◆ **GIVEN EXERCISE**
In the listing below, locate the line with "Emit a Python" and the line with "import seaborn as sns", then output both and everything between them exactly, minus any pictures.

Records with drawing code
========
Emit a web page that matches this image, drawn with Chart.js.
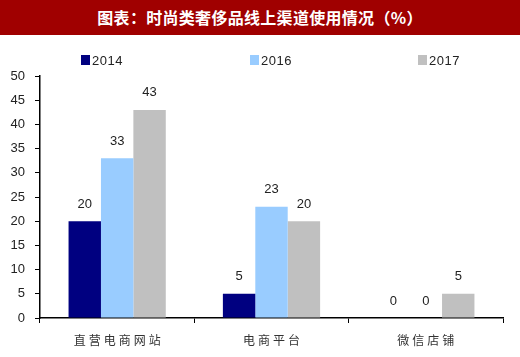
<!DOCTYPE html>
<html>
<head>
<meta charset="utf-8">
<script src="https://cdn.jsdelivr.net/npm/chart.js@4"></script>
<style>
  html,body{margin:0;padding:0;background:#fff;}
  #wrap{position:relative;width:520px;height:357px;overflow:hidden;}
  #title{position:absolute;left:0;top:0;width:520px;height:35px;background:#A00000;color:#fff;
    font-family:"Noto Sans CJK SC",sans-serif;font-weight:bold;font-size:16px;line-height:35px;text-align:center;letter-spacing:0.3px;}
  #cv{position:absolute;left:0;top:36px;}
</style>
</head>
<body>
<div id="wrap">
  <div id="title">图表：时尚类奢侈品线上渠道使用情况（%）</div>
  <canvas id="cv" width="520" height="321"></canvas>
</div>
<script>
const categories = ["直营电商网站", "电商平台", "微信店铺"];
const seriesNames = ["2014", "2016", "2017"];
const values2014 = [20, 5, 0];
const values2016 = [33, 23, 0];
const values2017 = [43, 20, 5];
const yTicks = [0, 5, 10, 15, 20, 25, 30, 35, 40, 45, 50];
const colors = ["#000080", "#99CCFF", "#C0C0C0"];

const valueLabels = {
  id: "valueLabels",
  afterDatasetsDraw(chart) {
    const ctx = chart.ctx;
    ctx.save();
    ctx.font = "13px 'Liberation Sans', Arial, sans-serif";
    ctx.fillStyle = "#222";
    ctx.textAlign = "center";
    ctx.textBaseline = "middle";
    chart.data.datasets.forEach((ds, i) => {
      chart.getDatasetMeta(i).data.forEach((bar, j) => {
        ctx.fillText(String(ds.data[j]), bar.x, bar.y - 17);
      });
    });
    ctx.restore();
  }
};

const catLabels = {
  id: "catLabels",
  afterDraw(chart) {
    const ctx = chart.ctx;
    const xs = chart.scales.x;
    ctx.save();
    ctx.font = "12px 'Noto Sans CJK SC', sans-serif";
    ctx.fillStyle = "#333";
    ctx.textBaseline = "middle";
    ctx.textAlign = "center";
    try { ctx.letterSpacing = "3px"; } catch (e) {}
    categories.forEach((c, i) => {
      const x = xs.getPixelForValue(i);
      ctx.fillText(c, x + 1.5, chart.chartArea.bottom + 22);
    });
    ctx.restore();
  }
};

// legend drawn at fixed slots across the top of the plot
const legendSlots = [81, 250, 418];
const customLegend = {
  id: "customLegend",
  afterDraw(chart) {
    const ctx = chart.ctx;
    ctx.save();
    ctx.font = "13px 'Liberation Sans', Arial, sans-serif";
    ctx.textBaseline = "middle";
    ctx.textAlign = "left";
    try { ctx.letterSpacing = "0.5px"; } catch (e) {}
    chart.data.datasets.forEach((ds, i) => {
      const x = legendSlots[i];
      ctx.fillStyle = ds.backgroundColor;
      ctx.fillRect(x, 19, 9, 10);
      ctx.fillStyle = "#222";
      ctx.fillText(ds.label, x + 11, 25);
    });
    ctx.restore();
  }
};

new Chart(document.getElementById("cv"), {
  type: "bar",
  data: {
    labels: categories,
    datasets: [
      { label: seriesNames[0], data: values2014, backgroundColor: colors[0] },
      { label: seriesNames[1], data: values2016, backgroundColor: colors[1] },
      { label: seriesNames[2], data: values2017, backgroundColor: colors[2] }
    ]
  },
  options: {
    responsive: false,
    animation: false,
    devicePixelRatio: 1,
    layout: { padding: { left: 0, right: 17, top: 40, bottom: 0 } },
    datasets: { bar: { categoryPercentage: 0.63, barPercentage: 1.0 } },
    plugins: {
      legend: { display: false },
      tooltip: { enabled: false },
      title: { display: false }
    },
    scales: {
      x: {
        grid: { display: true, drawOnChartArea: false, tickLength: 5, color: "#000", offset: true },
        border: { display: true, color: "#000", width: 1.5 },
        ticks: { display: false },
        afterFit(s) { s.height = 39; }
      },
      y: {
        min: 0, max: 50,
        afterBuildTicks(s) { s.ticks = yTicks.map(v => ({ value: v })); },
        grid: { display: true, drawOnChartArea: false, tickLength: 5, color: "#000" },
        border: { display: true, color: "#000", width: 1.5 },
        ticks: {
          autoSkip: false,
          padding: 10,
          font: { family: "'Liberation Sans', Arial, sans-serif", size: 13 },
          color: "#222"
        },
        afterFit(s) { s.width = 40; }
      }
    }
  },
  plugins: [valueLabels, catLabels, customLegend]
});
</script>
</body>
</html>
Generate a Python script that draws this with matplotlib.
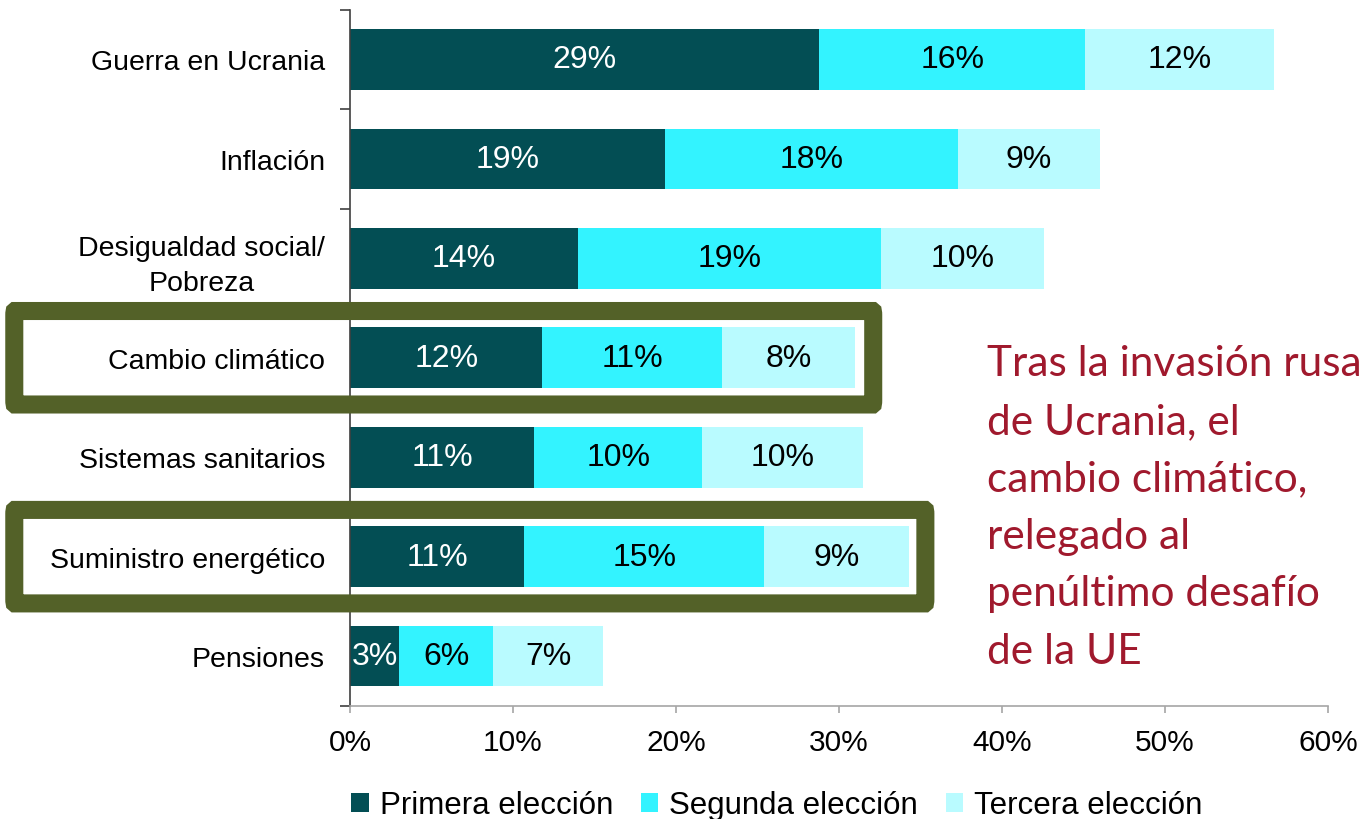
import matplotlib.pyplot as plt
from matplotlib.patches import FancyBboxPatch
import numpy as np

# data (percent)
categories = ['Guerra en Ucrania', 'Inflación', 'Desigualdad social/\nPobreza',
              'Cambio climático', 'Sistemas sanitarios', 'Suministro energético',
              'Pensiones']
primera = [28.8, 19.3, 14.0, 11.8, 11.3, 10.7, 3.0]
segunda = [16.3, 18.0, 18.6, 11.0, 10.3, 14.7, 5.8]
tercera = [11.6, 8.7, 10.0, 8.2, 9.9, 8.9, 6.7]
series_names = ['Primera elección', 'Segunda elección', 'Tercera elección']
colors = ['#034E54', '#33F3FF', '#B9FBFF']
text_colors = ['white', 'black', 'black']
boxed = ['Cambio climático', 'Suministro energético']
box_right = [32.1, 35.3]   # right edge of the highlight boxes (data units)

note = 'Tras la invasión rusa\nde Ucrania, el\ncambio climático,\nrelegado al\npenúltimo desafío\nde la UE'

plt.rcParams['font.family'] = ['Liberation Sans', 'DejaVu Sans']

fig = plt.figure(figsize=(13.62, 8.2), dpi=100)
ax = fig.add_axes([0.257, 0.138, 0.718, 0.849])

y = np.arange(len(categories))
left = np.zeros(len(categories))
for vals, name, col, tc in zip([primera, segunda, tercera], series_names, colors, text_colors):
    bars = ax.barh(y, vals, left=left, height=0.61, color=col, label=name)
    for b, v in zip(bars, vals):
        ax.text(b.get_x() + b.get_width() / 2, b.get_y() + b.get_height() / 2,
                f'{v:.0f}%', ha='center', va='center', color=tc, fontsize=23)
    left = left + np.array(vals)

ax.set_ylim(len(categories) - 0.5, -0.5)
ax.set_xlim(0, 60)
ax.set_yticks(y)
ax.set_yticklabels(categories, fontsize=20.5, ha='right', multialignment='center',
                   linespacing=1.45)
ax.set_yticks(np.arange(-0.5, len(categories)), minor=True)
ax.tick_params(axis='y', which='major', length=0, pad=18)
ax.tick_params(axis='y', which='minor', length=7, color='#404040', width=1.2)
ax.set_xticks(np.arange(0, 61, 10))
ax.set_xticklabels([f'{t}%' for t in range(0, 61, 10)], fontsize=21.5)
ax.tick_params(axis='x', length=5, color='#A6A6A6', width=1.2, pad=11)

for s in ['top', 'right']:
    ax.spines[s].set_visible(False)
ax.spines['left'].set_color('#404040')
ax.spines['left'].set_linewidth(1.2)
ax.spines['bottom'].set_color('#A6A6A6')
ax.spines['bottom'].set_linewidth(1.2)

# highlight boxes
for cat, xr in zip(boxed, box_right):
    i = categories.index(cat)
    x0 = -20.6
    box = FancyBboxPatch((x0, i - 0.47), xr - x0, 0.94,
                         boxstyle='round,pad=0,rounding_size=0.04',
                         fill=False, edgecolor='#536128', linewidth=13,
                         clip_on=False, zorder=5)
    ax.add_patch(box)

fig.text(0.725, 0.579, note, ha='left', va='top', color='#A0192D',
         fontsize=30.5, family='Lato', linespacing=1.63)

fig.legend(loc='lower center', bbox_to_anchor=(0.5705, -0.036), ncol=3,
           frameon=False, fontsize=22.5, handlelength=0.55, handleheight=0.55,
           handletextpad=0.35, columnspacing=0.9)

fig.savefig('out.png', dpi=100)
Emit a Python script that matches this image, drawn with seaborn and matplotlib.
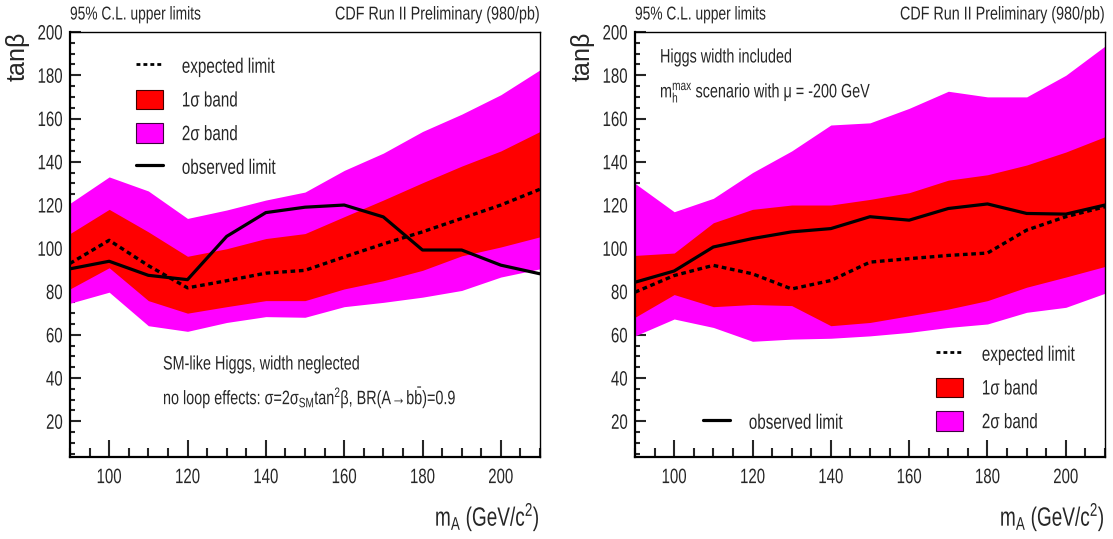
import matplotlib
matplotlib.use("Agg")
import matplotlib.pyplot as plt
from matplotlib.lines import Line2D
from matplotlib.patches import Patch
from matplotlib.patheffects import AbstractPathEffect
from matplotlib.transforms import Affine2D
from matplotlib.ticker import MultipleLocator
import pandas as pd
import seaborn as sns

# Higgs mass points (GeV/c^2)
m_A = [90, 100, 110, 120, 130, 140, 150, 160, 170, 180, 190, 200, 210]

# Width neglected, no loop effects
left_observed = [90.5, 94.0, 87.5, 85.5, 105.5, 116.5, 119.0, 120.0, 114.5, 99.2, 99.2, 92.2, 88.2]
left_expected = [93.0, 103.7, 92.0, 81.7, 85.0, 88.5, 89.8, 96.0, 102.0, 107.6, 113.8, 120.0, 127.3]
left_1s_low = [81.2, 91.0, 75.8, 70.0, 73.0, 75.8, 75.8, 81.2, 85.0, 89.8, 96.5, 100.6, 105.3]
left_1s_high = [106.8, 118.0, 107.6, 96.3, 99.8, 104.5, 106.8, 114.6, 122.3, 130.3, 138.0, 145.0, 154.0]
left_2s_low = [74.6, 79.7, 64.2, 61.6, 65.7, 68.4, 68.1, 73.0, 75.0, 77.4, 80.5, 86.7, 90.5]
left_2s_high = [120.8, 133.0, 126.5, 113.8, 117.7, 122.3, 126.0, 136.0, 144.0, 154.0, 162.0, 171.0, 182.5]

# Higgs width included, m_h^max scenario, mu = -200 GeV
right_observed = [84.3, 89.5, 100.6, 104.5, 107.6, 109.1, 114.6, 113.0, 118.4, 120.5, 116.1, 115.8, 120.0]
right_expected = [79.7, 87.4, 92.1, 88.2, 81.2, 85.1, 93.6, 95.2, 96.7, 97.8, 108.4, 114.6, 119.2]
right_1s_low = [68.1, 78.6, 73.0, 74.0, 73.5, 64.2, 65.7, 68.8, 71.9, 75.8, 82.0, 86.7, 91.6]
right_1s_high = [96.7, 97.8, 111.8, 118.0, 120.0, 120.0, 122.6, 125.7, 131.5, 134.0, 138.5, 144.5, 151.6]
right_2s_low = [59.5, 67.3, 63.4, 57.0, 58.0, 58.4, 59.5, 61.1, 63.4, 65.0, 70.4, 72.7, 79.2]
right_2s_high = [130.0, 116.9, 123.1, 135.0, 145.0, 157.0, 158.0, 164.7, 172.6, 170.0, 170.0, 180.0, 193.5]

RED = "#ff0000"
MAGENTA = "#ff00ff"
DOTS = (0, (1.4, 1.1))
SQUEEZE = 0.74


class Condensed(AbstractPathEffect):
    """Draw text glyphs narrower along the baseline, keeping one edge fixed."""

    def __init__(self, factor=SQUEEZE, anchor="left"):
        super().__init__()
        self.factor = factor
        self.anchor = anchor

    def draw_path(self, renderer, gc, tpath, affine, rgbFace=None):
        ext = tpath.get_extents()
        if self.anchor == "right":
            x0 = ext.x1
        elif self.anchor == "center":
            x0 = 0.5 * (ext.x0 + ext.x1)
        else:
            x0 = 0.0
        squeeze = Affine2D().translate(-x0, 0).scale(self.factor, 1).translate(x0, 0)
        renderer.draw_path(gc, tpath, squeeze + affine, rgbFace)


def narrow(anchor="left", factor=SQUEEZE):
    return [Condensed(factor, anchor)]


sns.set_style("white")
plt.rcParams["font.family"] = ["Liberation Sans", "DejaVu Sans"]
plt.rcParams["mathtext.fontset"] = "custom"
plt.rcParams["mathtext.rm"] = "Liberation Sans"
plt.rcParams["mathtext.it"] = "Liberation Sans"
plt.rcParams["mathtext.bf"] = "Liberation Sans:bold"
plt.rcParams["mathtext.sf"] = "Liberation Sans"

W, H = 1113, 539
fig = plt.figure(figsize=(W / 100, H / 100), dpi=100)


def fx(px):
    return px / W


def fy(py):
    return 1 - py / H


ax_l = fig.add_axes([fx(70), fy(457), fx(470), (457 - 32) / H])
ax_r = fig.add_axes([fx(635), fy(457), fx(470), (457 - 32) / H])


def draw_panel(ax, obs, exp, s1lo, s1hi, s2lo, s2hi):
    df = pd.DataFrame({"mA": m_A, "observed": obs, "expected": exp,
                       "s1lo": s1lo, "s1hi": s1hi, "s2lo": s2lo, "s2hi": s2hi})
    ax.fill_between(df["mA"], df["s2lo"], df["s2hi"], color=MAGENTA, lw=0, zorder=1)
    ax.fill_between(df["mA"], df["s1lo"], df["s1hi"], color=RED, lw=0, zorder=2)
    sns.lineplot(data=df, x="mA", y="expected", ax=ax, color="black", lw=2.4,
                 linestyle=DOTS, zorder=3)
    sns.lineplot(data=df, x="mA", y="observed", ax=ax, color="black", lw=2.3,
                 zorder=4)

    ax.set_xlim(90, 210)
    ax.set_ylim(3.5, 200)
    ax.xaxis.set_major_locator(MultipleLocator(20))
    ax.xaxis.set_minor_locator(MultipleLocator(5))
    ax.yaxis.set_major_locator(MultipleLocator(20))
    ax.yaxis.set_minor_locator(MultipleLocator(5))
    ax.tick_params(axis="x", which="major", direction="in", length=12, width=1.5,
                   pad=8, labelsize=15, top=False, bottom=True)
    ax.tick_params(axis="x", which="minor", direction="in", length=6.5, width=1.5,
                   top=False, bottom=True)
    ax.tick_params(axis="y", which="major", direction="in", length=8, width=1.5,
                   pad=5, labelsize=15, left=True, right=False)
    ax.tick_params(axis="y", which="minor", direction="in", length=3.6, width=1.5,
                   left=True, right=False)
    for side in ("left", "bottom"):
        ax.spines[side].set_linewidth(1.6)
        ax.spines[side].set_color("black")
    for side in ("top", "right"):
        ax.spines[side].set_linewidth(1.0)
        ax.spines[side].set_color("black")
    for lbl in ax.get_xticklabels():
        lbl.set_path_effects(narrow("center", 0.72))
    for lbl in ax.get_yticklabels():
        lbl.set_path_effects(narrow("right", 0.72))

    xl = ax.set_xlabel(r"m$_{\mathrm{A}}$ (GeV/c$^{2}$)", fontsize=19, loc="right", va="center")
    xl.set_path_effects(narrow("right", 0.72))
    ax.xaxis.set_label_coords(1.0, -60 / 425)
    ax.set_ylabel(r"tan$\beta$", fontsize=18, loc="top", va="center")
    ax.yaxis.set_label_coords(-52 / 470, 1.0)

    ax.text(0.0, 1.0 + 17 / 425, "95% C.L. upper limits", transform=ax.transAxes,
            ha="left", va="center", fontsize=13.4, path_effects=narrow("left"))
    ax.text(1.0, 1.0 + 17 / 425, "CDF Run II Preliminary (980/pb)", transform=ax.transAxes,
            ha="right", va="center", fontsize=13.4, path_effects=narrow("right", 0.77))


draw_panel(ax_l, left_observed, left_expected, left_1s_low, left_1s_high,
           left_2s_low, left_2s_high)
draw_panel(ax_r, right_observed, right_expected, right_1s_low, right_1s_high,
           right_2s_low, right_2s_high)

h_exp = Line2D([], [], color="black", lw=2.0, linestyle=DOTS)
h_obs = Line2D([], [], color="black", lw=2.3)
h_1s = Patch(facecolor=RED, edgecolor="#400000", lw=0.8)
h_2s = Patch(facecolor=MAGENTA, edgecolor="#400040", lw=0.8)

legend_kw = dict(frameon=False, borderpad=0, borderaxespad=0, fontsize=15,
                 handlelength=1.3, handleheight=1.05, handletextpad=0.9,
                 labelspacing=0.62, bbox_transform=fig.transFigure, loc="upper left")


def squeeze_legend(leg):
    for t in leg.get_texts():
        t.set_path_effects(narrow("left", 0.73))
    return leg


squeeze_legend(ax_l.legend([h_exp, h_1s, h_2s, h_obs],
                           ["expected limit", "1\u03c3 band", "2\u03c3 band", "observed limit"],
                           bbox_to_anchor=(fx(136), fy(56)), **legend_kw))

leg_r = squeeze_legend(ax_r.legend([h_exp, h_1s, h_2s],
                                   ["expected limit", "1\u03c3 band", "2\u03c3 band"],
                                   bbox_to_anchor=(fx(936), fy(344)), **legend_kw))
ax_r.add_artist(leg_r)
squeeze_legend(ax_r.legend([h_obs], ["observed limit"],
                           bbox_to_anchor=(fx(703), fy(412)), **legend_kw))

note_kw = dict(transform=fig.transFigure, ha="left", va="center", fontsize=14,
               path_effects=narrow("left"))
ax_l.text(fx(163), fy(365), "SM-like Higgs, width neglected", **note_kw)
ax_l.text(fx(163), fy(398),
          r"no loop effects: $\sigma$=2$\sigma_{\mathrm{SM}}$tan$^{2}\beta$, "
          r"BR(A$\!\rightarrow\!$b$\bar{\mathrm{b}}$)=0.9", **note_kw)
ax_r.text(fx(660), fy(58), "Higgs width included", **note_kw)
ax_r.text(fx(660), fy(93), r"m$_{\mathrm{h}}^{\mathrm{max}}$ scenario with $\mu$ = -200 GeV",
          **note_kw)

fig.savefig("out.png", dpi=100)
========
◆ **THE COMPLETED TASK**
Emit a Python script that matches this image, drawn with seaborn and matplotlib.
import matplotlib
matplotlib.use("Agg")
import matplotlib.pyplot as plt
from matplotlib.lines import Line2D
from matplotlib.patches import Patch
from matplotlib.patheffects import AbstractPathEffect
from matplotlib.transforms import Affine2D
from matplotlib.ticker import MultipleLocator
import pandas as pd
import seaborn as sns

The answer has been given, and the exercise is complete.